Whether foreign capital is "withdrawing" cannot be judged by isolating a single business adjustment. The key is whether companies are actually pulling out capital, relocating personnel and abandoning the Chinese market. In Samsung's case, the adjustment is the opposite. It's merely exiting low-margin retail sales to shift capital and resources toward more profitable and forward-looking areas. This is a typical case of "changing lanes without leaving the field."

This adjustment is due to the profound restructuring of China's home appliance market. In recent years, Chinese domestic brands, leveraging full industrial chain advantages, scale effects, and rapid technological iteration, have significantly enhanced their price competitiveness in televisions, refrigerators, and washing machines. Product quality and smart features have rapidly caught up with or even surpassed foreign competitors, while consumer preferences have increasingly shifted toward more cost-effective domestic options. Samsung's home appliance business has come under sustained profitability pressure globally, with reports indicating losses in relevant divisions in 2025. Against this backdrop, the company's decision to exit the retail sales segment aligns with its global "selective focus" strategy.

In fact, many multinational corporations have undertaken similar restructuring under similar pressures. Around 2018, Ford Motor Company faced intense competition from Japanese and South Korean brands, leading the company to discontinue mainstream sedan models in the North American market. It reallocated resources, production capacity and R&D toward higher-margin product lines such as the truck and SUV. Following this adjustment, Ford's North American profitability improved significantly. Another example is Panasonic. As a Japanese electronics giant, it has long faced fierce competition in consumer electronics and pressures from global supply chain shifts. In recent years, it announced to exit or scale down segments such as LCD panels, certain semiconductor businesses and household appliances, while concentrating resources on high-growth core areas such as automotive batteries, energy solutions and B2B operations.

Samsung said it would continue to maintain its home appliance manufacturing bases in China. These facilities are being transformed into global export hubs of the company. As a multinational corporation with cumulative investment of $56.7 billion in China, operating 16 manufacturing enterprises and 13 R&D centers, Samsung is carrying out a strategic reallocation of "less in some areas, more in others" - reducing exposure in highly competitive, margin-pressured consumer-end markets, while strengthening positions in higher-tech, more embedded, and globally strategic segments.

The numbers are telling. Samsung continues to increase investment in its Xi'an plant, with 2025 investment reaching 465.4 billion won ($308.2 million), up 67.5 percent year-on-year. The facility accounts for roughly 40 percent of Samsung's global NAND flash production capacity, making it an irreplaceable manufacturing hub in its global memory chip strategy. In the electronic components sector, Samsung's Tianjin MLCC plant operates at full capacity to supply core components to a number of global clients. Samsung's Suzhou home appliance factory, after adjustments in its sales channels, continues to serve as a global supply chain hub, supplying high-quality products to overseas markets such as North America and Southeast Asia.
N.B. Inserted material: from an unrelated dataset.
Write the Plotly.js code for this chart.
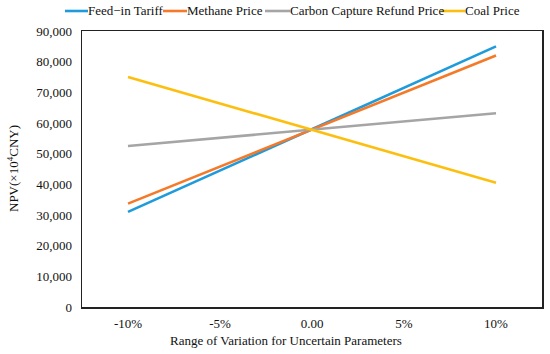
<!DOCTYPE html>
<html>
<head>
<meta charset="utf-8">
<script src="https://cdn.plot.ly/plotly-3.0.1.min.js"></script>
<style>html,body{margin:0;padding:0;background:#fff;}#chart{width:550px;height:354px;}</style>
</head>
<body>
<div id="chart"></div>
<script>
const categories = ['-10%', '-5%', '0.00', '5%', '10%'];
const seriesNames = ['Feed\u2212in Tariff', 'Methane Price', 'Carbon Capture Refund Price', 'Coal Price'];
const feedInTariff = [31000, 44500, 58000, 71500, 85000];
const methanePrice = [33700, 45800, 57900, 70000, 82000];
const carbonCaptureRefund = [52500, 55200, 57900, 60600, 63200];
const coalPrice = [75000, 66400, 57900, 49200, 40500];
const yTickVals = [0, 10000, 20000, 30000, 40000, 50000, 60000, 70000, 80000, 90000];
const yTickText = ['0', '10,000', '20,000', '30,000', '40,000', '50,000', '60,000', '70,000', '80,000', '90,000'];

const colors = ['#1f9bdb', '#f47a2a', '#a5a5a5', '#fdbf0f'];
const values = [feedInTariff, methanePrice, carbonCaptureRefund, coalPrice];
const mkFont = () => ({family: 'Liberation Serif, serif', size: 13, color: '#111'});

const M = {l: 82, r: 8, t: 31, b: 47};
const W = 550, H = 354;
const pw = W - M.l - M.r, ph = H - M.t - M.b;
const px = x => (x - M.l) / pw;
const py = y => (H - M.b - y) / ph;

const traces = values.map((v, i) => ({
  x: categories, y: v, type: 'scatter', mode: 'lines', name: seriesNames[i],
  line: {color: colors[i], width: 2.6}, showlegend: false
}));

// manual legend layout (pixel positions)
const legendSample = [[65, 88], [163, 187], [265, 290], [441, 465]];
const legendY = 11;
const shapes = [];
const annotations = [];
legendSample.forEach((s, i) => {
  shapes.push({type: 'line', xref: 'paper', yref: 'paper', x0: px(s[0]), x1: px(s[1]), y0: py(legendY), y1: py(legendY),
    line: {color: colors[i], width: 2.6}});
  annotations.push({xref: 'paper', yref: 'paper', x: px(s[1] - 2), y: py(legendY), xanchor: 'left', yanchor: 'middle',
    text: seriesNames[i], showarrow: false, font: mkFont()});
});
annotations.push({xref: 'paper', yref: 'paper', x: px(286), y: py(340), xanchor: 'center', yanchor: 'middle',
  text: 'Range of Variation for Uncertain Parameters', showarrow: false, font: mkFont()});
annotations.push({xref: 'paper', yref: 'paper', x: px(13), y: py(169), xanchor: 'center', yanchor: 'middle',
  text: 'NPV(\u00d710<sup>4</sup>CNY)', textangle: -90, showarrow: false, font: mkFont()});

const layout = {
  width: W, height: H, margin: M,
  paper_bgcolor: '#fff', plot_bgcolor: '#fff',
  font: mkFont(),
  xaxis: {type: 'category', range: [-0.5, 4.5], showgrid: false, zeroline: false, showline: true, mirror: true,
    linecolor: '#222', linewidth: 1.5, ticks: '', ticklabelstandoff: 4, tickfont: mkFont()},
  yaxis: {range: [0, 90000], tickvals: yTickVals, ticktext: yTickText, showgrid: false, zeroline: false,
    showline: true, mirror: true, linecolor: '#222', linewidth: 1.5,
    ticks: 'outside', ticklen: 6, tickcolor: 'rgba(0,0,0,0)', tickfont: mkFont()},
  shapes: shapes, annotations: annotations, showlegend: false
};

Plotly.newPlot('chart', traces, layout, {displayModeBar: false, staticPlot: true});
</script>
</body>
</html>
Reports indicate that the current production efficiency reaches approximately one refrigerator every 16 seconds and one washing machine in under 10 seconds. In truth, this is just shifting from "selling in China" to "manufacturing in China for the world."

Therefore, labeling Samsung's adjustment in China's home appliance market as "foreign capital withdrawal" is clearly a misreading of its global strategic restructuring. It overlooks the dynamic nature of global industrial division of labor. As China's market matures and domestic firms rise, multinational corporations naturally reallocate resources according to comparative advantages. This is not a loss of confidence in China, but rather recognition of China's manufacturing capabilities: China has become an efficient and reliable global production base.

This shift in foreign investment patterns also reflects the continued optimization of China's investment structure. According to the Ministry of Commerce, in the first quarter of this year, the actual use of foreign direct investment in China's high-tech industries went up 30.7 percent year on year to 102.73 billion yuan ($15.1 billion), accounting for 41.2 percent of the total - an increase of 12 percentage points from the same period last year. Among them, actual investment in R&D and design services, computer and office equipment manufacturing, and electronic and communication equipment manufacturing increased by 127.8 percent, 88.1 percent and 23.8 percent, respectively. This indicates that foreign investment in China is shifting from general manufacturing toward high-tech manufacturing, R&D and innovation services. The Zhanjiang Verbund site of BASF's globally largest single investment project has officially commenced operations; Volkswagen has inaugurated its first full-process R&D and testing center outside Germany in Hefei, East China's Anhui Province; and Schneider Electric has built two new factories in Xiamen, East China's Fujian Province, and Wuxi, East China's Jiangsu Province, while upgrading its Beijing R&D center. These are all vivid examples.

For multinational corporations that truly understand the Chinese market, "withdrawal or not" is a false question. In intense competition, companies are instead asking how to embed themselves more deeply. China's newly revised Catalogue of Encouraged Industries for Foreign Investment places greater emphasis on technological innovation and the development of new quality productive forces, increasing support for advanced manufacturing and high-tech sectors, while guiding foreign capital toward specialized consumption and business services. The combination of policy signals and market opportunities makes "investing in China" not only a practical choice, but also a strategic one for the future of global enterprises.